(REQUIRED TASK):
Starting from the top of the material, restate each line exactly until the line that contains "parab_dash_right_y = [12, 12.52, 13.2, 13.92, 14.72]", which is also copied. Pictures are excluded.

(DATA):

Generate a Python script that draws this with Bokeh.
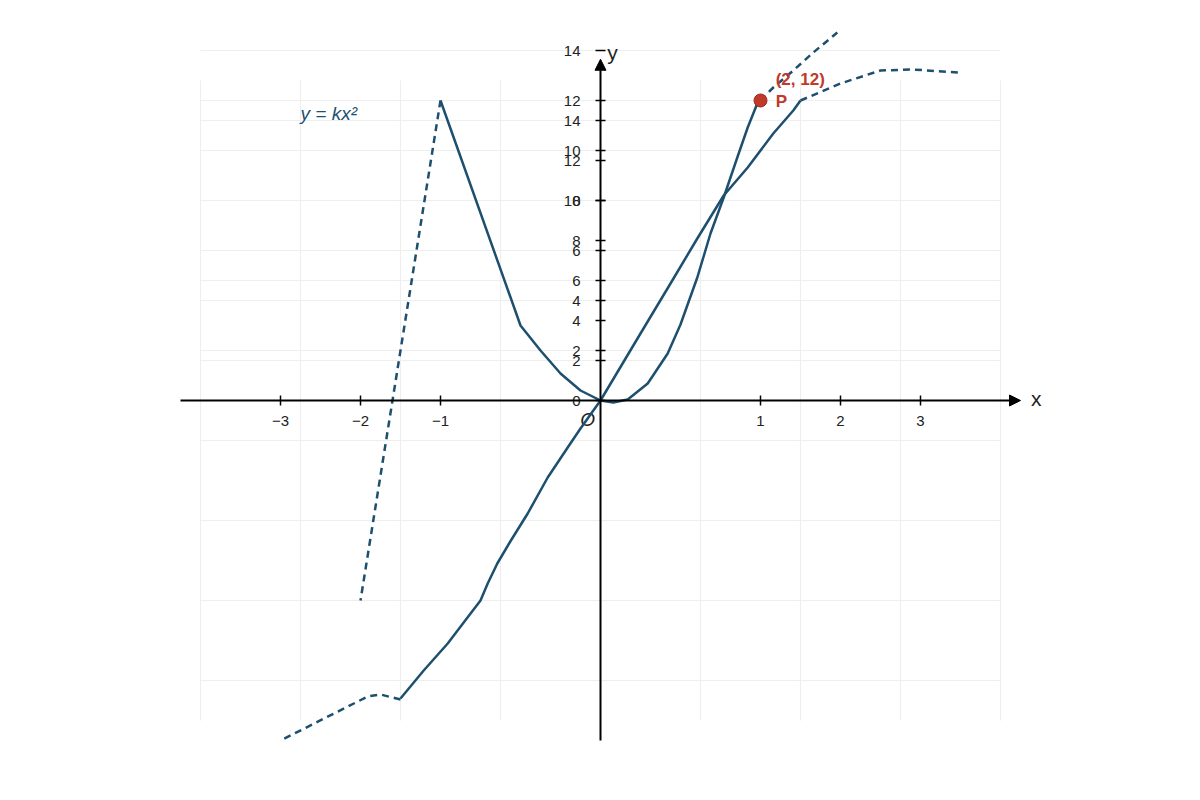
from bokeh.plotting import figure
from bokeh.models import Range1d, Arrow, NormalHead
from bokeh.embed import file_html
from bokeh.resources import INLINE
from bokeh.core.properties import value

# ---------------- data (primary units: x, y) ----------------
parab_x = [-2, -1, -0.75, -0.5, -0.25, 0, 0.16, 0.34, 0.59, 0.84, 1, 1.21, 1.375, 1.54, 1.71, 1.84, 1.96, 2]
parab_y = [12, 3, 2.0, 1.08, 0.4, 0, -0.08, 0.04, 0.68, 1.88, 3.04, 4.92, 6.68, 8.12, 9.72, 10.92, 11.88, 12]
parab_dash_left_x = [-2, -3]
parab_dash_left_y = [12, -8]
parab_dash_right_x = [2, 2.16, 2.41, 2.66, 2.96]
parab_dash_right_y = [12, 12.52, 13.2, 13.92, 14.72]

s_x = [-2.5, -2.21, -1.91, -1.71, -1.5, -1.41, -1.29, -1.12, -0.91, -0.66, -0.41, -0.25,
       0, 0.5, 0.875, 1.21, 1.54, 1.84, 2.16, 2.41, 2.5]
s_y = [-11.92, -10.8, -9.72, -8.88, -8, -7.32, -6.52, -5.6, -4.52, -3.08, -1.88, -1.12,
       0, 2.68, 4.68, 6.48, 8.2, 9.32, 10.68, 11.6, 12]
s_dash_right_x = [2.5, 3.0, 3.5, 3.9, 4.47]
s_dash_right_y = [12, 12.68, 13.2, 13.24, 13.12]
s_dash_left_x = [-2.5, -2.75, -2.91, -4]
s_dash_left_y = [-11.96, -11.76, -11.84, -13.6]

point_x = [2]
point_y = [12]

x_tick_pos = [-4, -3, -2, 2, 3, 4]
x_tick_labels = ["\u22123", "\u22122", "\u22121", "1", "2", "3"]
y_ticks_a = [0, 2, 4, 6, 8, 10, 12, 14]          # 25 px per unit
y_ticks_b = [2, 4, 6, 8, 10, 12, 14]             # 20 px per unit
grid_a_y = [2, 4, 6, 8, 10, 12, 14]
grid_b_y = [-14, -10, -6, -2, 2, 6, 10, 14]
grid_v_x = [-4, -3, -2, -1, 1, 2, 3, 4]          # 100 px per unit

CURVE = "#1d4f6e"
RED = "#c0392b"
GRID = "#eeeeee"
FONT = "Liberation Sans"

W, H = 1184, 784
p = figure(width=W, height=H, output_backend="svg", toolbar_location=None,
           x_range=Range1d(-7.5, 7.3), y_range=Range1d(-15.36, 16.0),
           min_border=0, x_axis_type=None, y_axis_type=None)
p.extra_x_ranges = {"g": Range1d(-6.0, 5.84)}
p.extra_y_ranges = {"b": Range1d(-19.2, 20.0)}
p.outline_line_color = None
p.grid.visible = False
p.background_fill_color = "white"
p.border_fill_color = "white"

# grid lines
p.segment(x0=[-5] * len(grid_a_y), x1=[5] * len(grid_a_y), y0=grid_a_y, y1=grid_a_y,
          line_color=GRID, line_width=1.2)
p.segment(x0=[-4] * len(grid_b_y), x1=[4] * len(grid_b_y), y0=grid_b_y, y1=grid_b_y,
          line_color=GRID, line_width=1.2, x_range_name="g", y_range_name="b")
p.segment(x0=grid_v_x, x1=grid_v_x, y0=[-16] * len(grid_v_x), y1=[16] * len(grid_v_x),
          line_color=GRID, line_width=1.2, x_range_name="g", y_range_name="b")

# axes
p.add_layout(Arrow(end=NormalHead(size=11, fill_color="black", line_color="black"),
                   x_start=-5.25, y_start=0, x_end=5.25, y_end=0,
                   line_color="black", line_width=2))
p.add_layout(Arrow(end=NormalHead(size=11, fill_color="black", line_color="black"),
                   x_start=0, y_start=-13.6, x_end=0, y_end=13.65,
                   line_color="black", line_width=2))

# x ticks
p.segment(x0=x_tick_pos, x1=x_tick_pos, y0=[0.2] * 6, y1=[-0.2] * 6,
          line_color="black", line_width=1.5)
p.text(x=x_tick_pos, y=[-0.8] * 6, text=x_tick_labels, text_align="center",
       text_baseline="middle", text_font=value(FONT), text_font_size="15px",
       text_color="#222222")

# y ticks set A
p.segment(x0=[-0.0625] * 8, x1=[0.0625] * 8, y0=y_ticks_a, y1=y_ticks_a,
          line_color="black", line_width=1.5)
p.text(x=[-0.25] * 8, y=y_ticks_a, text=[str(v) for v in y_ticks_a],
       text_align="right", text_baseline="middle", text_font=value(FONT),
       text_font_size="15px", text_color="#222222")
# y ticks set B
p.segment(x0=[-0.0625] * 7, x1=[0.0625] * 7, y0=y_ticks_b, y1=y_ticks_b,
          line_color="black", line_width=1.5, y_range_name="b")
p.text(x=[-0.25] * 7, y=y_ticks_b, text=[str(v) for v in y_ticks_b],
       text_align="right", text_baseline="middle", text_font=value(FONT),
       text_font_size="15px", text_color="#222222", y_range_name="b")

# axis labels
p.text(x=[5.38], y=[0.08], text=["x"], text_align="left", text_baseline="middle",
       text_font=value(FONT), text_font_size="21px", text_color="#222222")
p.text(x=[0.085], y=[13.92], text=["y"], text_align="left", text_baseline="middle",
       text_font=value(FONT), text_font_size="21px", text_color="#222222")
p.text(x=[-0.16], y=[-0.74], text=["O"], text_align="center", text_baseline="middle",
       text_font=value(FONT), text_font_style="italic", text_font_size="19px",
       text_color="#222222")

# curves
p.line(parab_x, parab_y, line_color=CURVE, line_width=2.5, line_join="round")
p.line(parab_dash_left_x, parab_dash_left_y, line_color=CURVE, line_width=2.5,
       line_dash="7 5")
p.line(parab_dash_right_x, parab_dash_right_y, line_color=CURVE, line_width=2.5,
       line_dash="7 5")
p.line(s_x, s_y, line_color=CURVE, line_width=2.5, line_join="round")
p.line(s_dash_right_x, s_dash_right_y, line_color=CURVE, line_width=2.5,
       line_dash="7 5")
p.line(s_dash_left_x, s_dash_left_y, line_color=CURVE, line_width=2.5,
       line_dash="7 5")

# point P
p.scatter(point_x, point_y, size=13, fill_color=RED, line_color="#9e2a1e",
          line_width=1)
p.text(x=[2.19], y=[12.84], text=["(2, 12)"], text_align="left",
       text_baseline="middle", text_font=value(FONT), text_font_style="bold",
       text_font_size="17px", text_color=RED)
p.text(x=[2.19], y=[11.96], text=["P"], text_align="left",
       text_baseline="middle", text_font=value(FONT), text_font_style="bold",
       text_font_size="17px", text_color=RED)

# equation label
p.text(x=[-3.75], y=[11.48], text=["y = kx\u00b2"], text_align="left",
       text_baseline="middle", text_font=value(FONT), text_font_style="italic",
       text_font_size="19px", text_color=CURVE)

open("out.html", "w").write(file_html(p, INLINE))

(SOLUTION TO THE PROBLEM):
Generate a Python script that draws this with Bokeh.
from bokeh.plotting import figure
from bokeh.models import Range1d, Arrow, NormalHead
from bokeh.embed import file_html
from bokeh.resources import INLINE
from bokeh.core.properties import value

# ---------------- data (primary units: x, y) ----------------
parab_x = [-2, -1, -0.75, -0.5, -0.25, 0, 0.16, 0.34, 0.59, 0.84, 1, 1.21, 1.375, 1.54, 1.71, 1.84, 1.96, 2]
parab_y = [12, 3, 2.0, 1.08, 0.4, 0, -0.08, 0.04, 0.68, 1.88, 3.04, 4.92, 6.68, 8.12, 9.72, 10.92, 11.88, 12]
parab_dash_left_x = [-2, -3]
parab_dash_left_y = [12, -8]
parab_dash_right_x = [2, 2.16, 2.41, 2.66, 2.96]
parab_dash_right_y = [12, 12.52, 13.2, 13.92, 14.72]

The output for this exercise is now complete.